Systems Art. From Art Design Ideas: “Systems art is a movement that emerged in the late 1960s in which artists replaced intuition with explicit rules — and then followed them. By making the system the visible subject of the work, artists from Hans Haacke to Mel Bochner to Charles Gaines produced art that is procedurally rigorous, analytically honest, and deliberately impersonal.” For example:

room_situation.jpg

(Vito Acconci, Room Situation (1970), Tate © Vito Acconci)

“Reflections on the Paintings and Constructions of Natalie Dower” [patternsthatconnect]. “In the excellent publication Natalie Dower Line of Enquiry Alan Fowler summarizes the distinctive features of Dower’s work, in comparison with other systems artists, as displaying ‘a greater lyricism, a more varied use of colour’ as well as ‘a freedom from the strictly orthogonal imagery that characterized the work of many earlier constructivist artists’. I think the ‘faulted-ness’, specifically in the paintings, is part of what might be included in the idea of the lyricism of Dower’s style. Some think of the slippage between concept and execution, especially when very slight, as in Dower’s paintings, as a particularly human trait (see comments by Richard Guest on a previous blog post, though referring to quite different content). I think they are right. However, isn’t pure abstract thought also entirely human?”

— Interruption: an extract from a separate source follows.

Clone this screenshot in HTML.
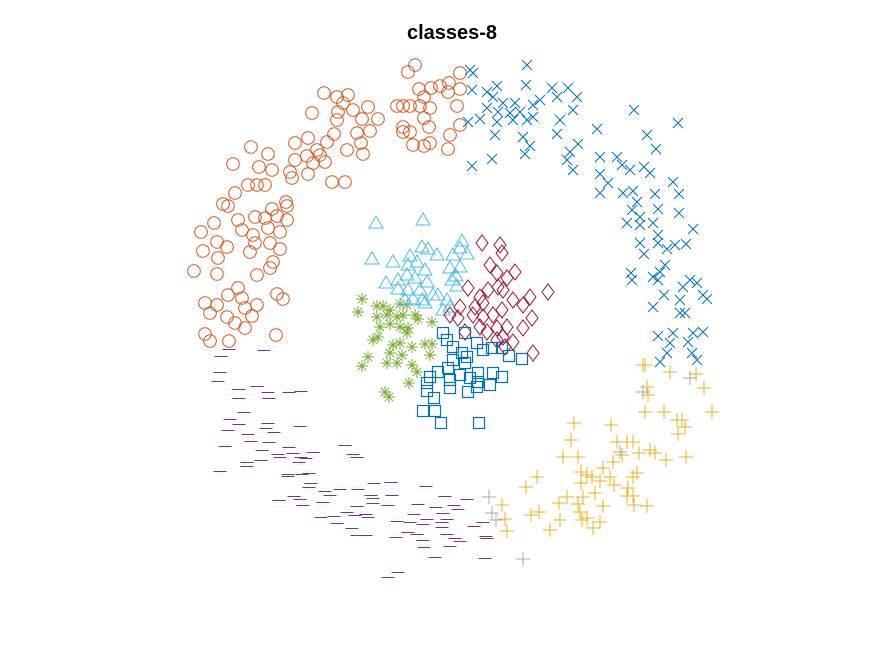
<!DOCTYPE html>
<html><head><meta charset="utf-8"><style>
html,body{margin:0;padding:0;background:#fff;}
svg{display:block;}
</style></head><body>
<svg id="chart" width="875" height="656" viewBox="0 0 875 656" xmlns="http://www.w3.org/2000/svg">
<rect width="875" height="656" fill="#fff"/>
<text x="452" y="39" text-anchor="middle" font-family="Liberation Sans, sans-serif" font-weight="bold" font-size="20" fill="#000">classes-8</text>
<g id="marks"></g>
</svg>
<script>
const classNames=['class-1','class-2','class-3','class-4','class-5','class-6','class-7','class-8'];
const c1=[[41.5,53.5],[40.8,52.8],[46,52.7],[41.9,51.1],[43.1,51.2],[44,51.4],[44.9,51.7],[44.8,50.8],[46,51.1],[42.4,50.3],[32.4,50.7],[33.7,50.3],[34.8,50.5],[34.3,49.7],[35.3,49],[36.8,49.3],[31.2,48.7],[33.8,48.8],[33.7,48],[36.2,48.1],[37.8,48.1],[39.7,49.4],[40.3,49.4],[41,49.4],[42,49.4],[43,49.2],[45.7,49.4],[42.4,48.2],[46,47.5],[40.3,47.3],[40.3,46.8],[41,46.8],[42.9,47.3],[45,46.5],[41.3,45.5],[42.4,45.4],[43,45.7],[44.8,45.1],[35.7,46.7],[37,46.9],[36.1,45.7],[33.4,46.6],[32.7,45.8],[34.7,45],[36.3,44.6],[30.8,46.2],[29.5,45.7],[31.7,45],[32,44.5],[32.5,43.8],[31.3,43.7],[30.7,44.4],[29.5,44],[29,42.8],[29.2,42.2],[30.8,42.6],[33.2,41.8],[34.5,41.8],[25.1,45.3],[26.8,44.6],[23.3,43.6],[25.9,43.3],[27.2,43],[24.8,41.5],[25.7,41.5],[26.5,41.5],[23.5,40.7],[22.3,39.6],[22.8,39.4],[28.6,39.8],[28.7,39.4],[27.2,39.1],[27.7,38.4],[26.5,38.2],[25.5,38.3],[23.8,38],[28.7,38],[21.4,37.7],[20.1,36.8],[24.2,37],[26.8,37.2],[28,36.8],[25.3,36.5],[21.7,35.8],[22.7,35.3],[25.5,35.7],[27,35.7],[28,35.1],[20.3,34.9],[25,34.8],[21.8,34.2],[27.3,33.8],[19.4,32.9],[21.7,32.6],[25.7,32.5],[27,33.2],[22.8,30.5],[23.8,31.2],[24.2,30.2],[20.5,29.7],[21,28.7],[21.7,29.5],[22.7,28.3],[24.5,29.2],[25.7,29.5],[25.2,28.4],[27.7,30.6],[28.3,30.1],[23.5,27.7],[24.5,27.2],[20.5,26.6],[21,25.9],[22.9,25.9],[27.6,26.5]];
const c2=[[52.7,53.5],[47,53],[47.3,52.7],[52.6,51.5],[49.7,51.4],[47.2,51],[48.7,50.8],[55.2,51.2],[56.8,51.2],[57.7,50.3],[55.7,50.3],[49.3,50.3],[50.3,49.7],[51.5,49.7],[54,50],[53.3,49.5],[48.7,49.2],[49.8,48.8],[51,48.7],[52,48.8],[52.7,48],[53.3,48.3],[48,48.1],[46.8,47.8],[49.7,47.8],[51.3,48],[57.3,49],[56,48],[63.4,49],[67.8,47.7],[59.7,47.1],[49.5,46.5],[52.3,46.3],[55.7,46.6],[64.7,46.5],[53,45.4],[52.5,44.6],[57.8,45.6],[57,44.8],[56.7,44],[57.3,43],[49.2,44.1],[47.2,43.4],[65.6,45.1],[60,44.3],[61.7,44.3],[62.2,43.5],[63,43],[64.4,43.3],[65,42.7],[60,42.6],[60.8,41.7],[60,40.7],[62.3,40.7],[63.3,40.9],[67.3,41.8],[67.9,40.6],[65.5,40.6],[63.7,39.8],[63.2,39],[65.8,39.1],[67.9,38.7],[64,38.3],[62.7,37.7],[64,37.5],[65.3,37.7],[69.3,37.1],[65.8,36.5],[64,35.7],[65.8,35.7],[66.7,35.1],[67.5,35.5],[68.6,35.6],[64.4,34.6],[63.1,32.7],[63.2,32],[65.3,32.3],[66,32.8],[66.5,33.5],[65.8,32],[68.3,31.3],[69,32],[69.7,31.7],[70.3,30.5],[70.7,30.1],[66.4,30.5],[68,30],[65.3,29.3],[68,28.7],[68.5,28.7],[65.8,26.4],[67.3,26.7],[67,25.7],[68.8,25.8],[69.3,26.7],[70.3,26.8],[66.7,24.7],[69.2,24.7],[69.7,24],[66,23.8]];
const c3=[[64.3,23.5],[64.5,23.5],[67,22.8],[69.6,22.6],[70.4,21.2],[64.7,21.3],[64.8,20.5],[64.5,18.8],[66.4,18.8],[67.7,18],[68.2,18],[68.5,17.3],[67.8,16.6],[71.2,18.8],[57.4,17.7],[61.1,17.5],[57.1,16],[61.7,15.8],[62.7,15.8],[63.3,15.8],[56.3,14.3],[57.8,14.3],[62.2,14.5],[63.9,14.7],[65,15],[65.5,14.7],[66.6,14],[68.6,14.3],[61.3,13.8],[60.3,13.2],[58.1,12.8],[58.7,12.5],[59.2,12.3],[58.1,11.7],[60,11.9],[61,12.3],[61.4,11.5],[63.3,12.3],[63.7,12.7],[62.8,11.2],[62.7,10.4],[63.3,10.4],[63.4,9.5],[64.7,9.4],[59.5,10.7],[60.3,9.4],[58.3,10.3],[56.7,10.3],[55.9,9.7],[57.8,9.6],[58,8.8],[58.7,8.2],[58.2,8],[60,7.8],[59.3,7.2],[56,8],[55,7],[53.1,8.5],[53.9,8.8],[53.7,12.3],[52.6,11.3],[50.2,9.5],[50.5,8.1],[50.7,6.9]];
const c4=[[22.9,25.1],[26.4,25],[22.1,24.4],[22,22.8],[21.8,21.9],[23.9,21.1],[25.7,21.4],[26.8,20.8],[28.9,20.8],[30.1,20.9],[23.9,20.2],[26.9,20.2],[24.4,18.8],[23,18.1],[23.9,17.6],[26.8,17.7],[22.8,17],[26.6,17.2],[30,17.4],[24.8,16.6],[27.4,16.8],[25.1,15.9],[26.9,15.8],[22.5,15.4],[26.2,15],[28.9,15.3],[27.8,14.6],[28,14.3],[29.3,14.7],[30.1,14.3],[31.3,14.8],[30.6,14.2],[34.5,15.5],[35.3,14.6],[35.7,14.3],[24.7,13.8],[26.1,14],[24.7,13.4],[29.9,13.8],[22,12.9],[28.8,12.6],[28.8,12.4],[30.9,12.7],[30.2,12.6],[31.1,11.7],[30.9,11.3],[32.5,10.9],[34,11.1],[35.8,11.1],[37.4,11.7],[39.1,11.8],[33,10.5],[29.4,10.4],[27.9,10],[30,10.1],[32.3,9.8],[30.3,9.5],[37.1,10.5],[37.3,10.2],[39.2,10.5],[42.6,11.4],[44.5,10.4],[46.7,10.1],[35.7,9.4],[37.3,9.7],[38.8,9.5],[41.8,9.6],[43.6,9.3],[45.4,9.5],[45.8,9.1],[34.7,8.8],[36.6,8.6],[32.1,8.3],[33.4,8.4],[35.5,8.5],[36.8,8.3],[41.4,8.6],[44.3,8.7],[42.7,8.1],[44.7,8.1],[39.7,7.9],[41,7.8],[42.3,7.6],[44.2,7.8],[48.3,7.8],[33.7,7.7],[35.2,7.2],[47.4,7.4],[44.2,7.3],[40.8,6.8],[41.7,6.6],[36.6,6.5],[35.7,6.5],[39.6,6.3],[44.7,6.6],[45.5,6.2],[46,5.9],[48.6,6.4],[48.7,6.2],[42.3,6],[45,5.4],[42.4,5.3],[43.5,4.3],[48.5,4.2],[39.8,2.8],[38.8,2.3]];
const c5=[[36.2,30.1],[35.8,28.8],[37.7,29.4],[38.3,29.4],[39,29],[40,29.6],[40.7,29.5],[37.7,28.3],[38.7,28.5],[39.7,28.3],[40.3,28.5],[41.5,28.5],[41.8,28.1],[38,27.3],[39,27.6],[40,27.3],[40.8,27.2],[43.2,27.8],[37.8,26.3],[37.3,26],[39.3,25.5],[40,25.7],[41.2,25.3],[42.5,25.6],[43.2,25.6],[39,24.7],[40.2,24.5],[43,24.5],[36.8,24.3],[38.7,23.7],[39.7,23.7],[41.2,23.5],[36.2,23.4],[41.7,22.8],[40.9,21.7],[38.5,20.8],[38.9,20.3],[40.7,26.7]];
const c6=[[37.6,37.7],[42.3,38],[37.2,34.1],[39.3,33.8],[41,34.4],[42.2,35.3],[42.8,35.1],[43.7,34.5],[46.2,35.9],[46,35.2],[46.7,34.6],[45.3,34.5],[38.6,31.7],[39.8,32],[40.8,33.5],[41.7,33.8],[42.5,33],[40.7,32.5],[41.5,32.2],[45,33.2],[46,33.3],[45.6,32.4],[45.7,31.4],[39.8,31.1],[40.8,31],[42,31],[43.3,30.5],[43.8,30.5],[42.2,30],[41.3,30.1],[40.5,30],[42.5,29.7],[44.7,30],[44.3,29],[45,29.3],[42.7,31.8],[45.2,32]];
const c7=[[48.2,35.7],[50,35.5],[50.2,34.7],[49,33.5],[49.7,32.7],[50.7,32.2],[51.5,32.8],[46.8,31.2],[48,30.3],[48.8,31],[49.8,31.3],[50.3,31],[51.3,30],[53,30.3],[52.3,29.5],[54.8,30.8],[45,28.5],[46,29.3],[47.5,29.3],[48.3,29.7],[47.3,28.5],[48.3,28.3],[49.3,28.5],[50.2,29],[48,27.3],[48.7,26.8],[49.7,27.2],[50.7,27.3],[50.3,26.3],[51.3,25.8],[52.3,27.2],[53.2,28.2],[46.5,26.8],[45.8,28.2],[53.3,24.7],[50.5,25.3],[49.7,26]];
const c8=[[44.3,26.7],[44.7,26],[46.5,26.7],[47.7,25.7],[48.3,25],[49.2,25.2],[50.2,25.2],[50.9,24.4],[52.2,24.1],[45.3,25.3],[46.2,24.7],[46.7,24.3],[45.3,24],[46.5,23.7],[43.8,22.8],[44.8,23.2],[43,22.3],[42.7,21.7],[45,22],[46,22.5],[47,22.2],[47.8,22.7],[47.8,21.8],[49,21.5],[49.3,22.7],[50.2,22.3],[45,21.2],[46.8,20.8],[47.7,21.3],[42.7,20.9],[43.4,20.2],[42.3,18.9],[43.5,18.9],[44.1,17.7],[47.9,17.7]];
const c9=[[48.9,10.3],[49.2,8.7],[49.6,8],[52.3,4.1],[69,22.2],[62,14.8],[64.3,20.8]];

const X0=0, X1=87.5, Y0=0, Y1=60;
function xScale(v){return (v-X0)/(X1-X0)*875;}
function yScale(v){return 600-(v-Y0)/(Y1-Y0)*600;}
const NS='http://www.w3.org/2000/svg';
const g=document.getElementById('marks');
function el(tag,attrs){const e=document.createElementNS(NS,tag);for(const k in attrs)e.setAttribute(k,attrs[k]);return e;}
function marker(type,color,cx,cy){
  let e;
  if(type==='o') e=el('circle',{cx:cx,cy:cy,r:6.3,fill:'none',stroke:color,'stroke-width':1});
  else if(type==='x'){const s=5;e=el('path',{d:`M${cx-s},${cy-s}L${cx+s},${cy+s}M${cx-s},${cy+s}L${cx+s},${cy-s}`,stroke:color,'stroke-width':1,fill:'none'});}
  else if(type==='+'){const s=7;e=el('path',{d:`M${cx-s},${cy}L${cx+s},${cy}M${cx},${cy-s}L${cx},${cy+s}`,stroke:color,'stroke-width':1,fill:'none'});}
  else if(type==='_'){const s=6.5;const yy=Math.round(cy)+0.5;e=el('path',{d:`M${cx-s},${yy}L${cx+s},${yy}`,stroke:color,'stroke-width':1.2,fill:'none','shape-rendering':'crispEdges'});}
  else if(type==='*'){const s=6,d=4.2;e=el('path',{d:`M${cx-s},${cy}L${cx+s},${cy}M${cx},${cy-s}L${cx},${cy+s}M${cx-d},${cy-d}L${cx+d},${cy+d}M${cx-d},${cy+d}L${cx+d},${cy-d}`,stroke:color,'stroke-width':1,fill:'none'});}
  else if(type==='^'){e=el('path',{d:`M${cx},${cy-7}L${cx+7},${cy+5}L${cx-7},${cy+5}Z`,stroke:color,'stroke-width':1,fill:'none'});}
  else if(type==='d'){e=el('path',{d:`M${cx},${cy-8}L${cx+6},${cy}L${cx},${cy+8}L${cx-6},${cy}Z`,stroke:color,'stroke-width':1,fill:'none'});}
  else if(type==='s'){const s=5.5;e=el('rect',{x:cx-s,y:cy-s,width:2*s,height:2*s,stroke:color,'stroke-width':1.2,fill:'none'});}
  return e;
}
const series=[
 {data:c1,type:'o',color:'#D95319',name:'orange-circle-point'},
 {data:c2,type:'x',color:'#0072BD',name:'blue-cross-point'},
 {data:c3,type:'+',color:'#EDB120',name:'yellow-plus-point'},
 {data:c4,type:'_',color:'#7E2F8E',name:'purple-dash-point'},
 {data:c5,type:'*',color:'#77AC30',name:'green-asterisk-point'},
 {data:c6,type:'^',color:'#4DBEEE',name:'cyan-triangle-point'},
 {data:c7,type:'d',color:'#A2142F',name:'red-diamond-point'},
 {data:c8,type:'s',color:'#0072BD',name:'blue-square-point'},
 {data:c9,type:'+',color:'#A8A8A8',name:'gray-plus-point'}
];
series.forEach(s=>{
  s.data.forEach(p=>{
    const m=marker(s.type,s.color,xScale(p[0]),yScale(p[1]));
    
    
    g.appendChild(m);
  });
});
</script>
</body></html>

natalie-dower-travelling-star-1996-dudeney-circle-1989.jpg

“The 21st Century’s Biggest Art Trend is Not a Style. But Once You See It, You’ll Notice It Everywhere.” [Art News]. “Jack Burnham coined the term “systems art” in Artforum in 1968, though many of the artists he wrote about then are better remembered as Minimalists. Kenneth Noland, Robert Morris, and Dan Flavin developed structured approaches to making art. They turned their studios into systems and found procedural ways of working through rules, seriality, and repetition: Morris, for instance, used modular units that were standardized but could also be reconfigured. Their creativity, in other words, was the product of generative constraints, and this way of working both mirrored and revealed the growing presence of protocols during the Cold War.” More: “Instead of centering an individual—as Abstract Expressionism had done a generation earlier—systems art ‘lliquefied’ the artist (Burnham’s word) with work that accounted in some way for its context, evolving from the atmospheric to the social. Where Minimalists like Donald Judd played with the light reflecting off metallic sculptures produced according to a schema, as in 100 untitled works in mill aluminum (1982–86), Haacke drew attention to everything from the moisture in the gallery’s air to the dubious real estate dealings of a museum board member. Art itself, in other words, was increasingly understood not necessarily as a material object but, per Burnham, “in relations between people and components of their environment.’” • Why “not necessarily as…. but” instead of “both… and”? For example. This by Goya is about “relations between people” and extremely material:

Francisco_de_Goya,_Saturno_devorando_a_su_hijo_(1819-1823).jpg

And strikingly modern, not to say a propos.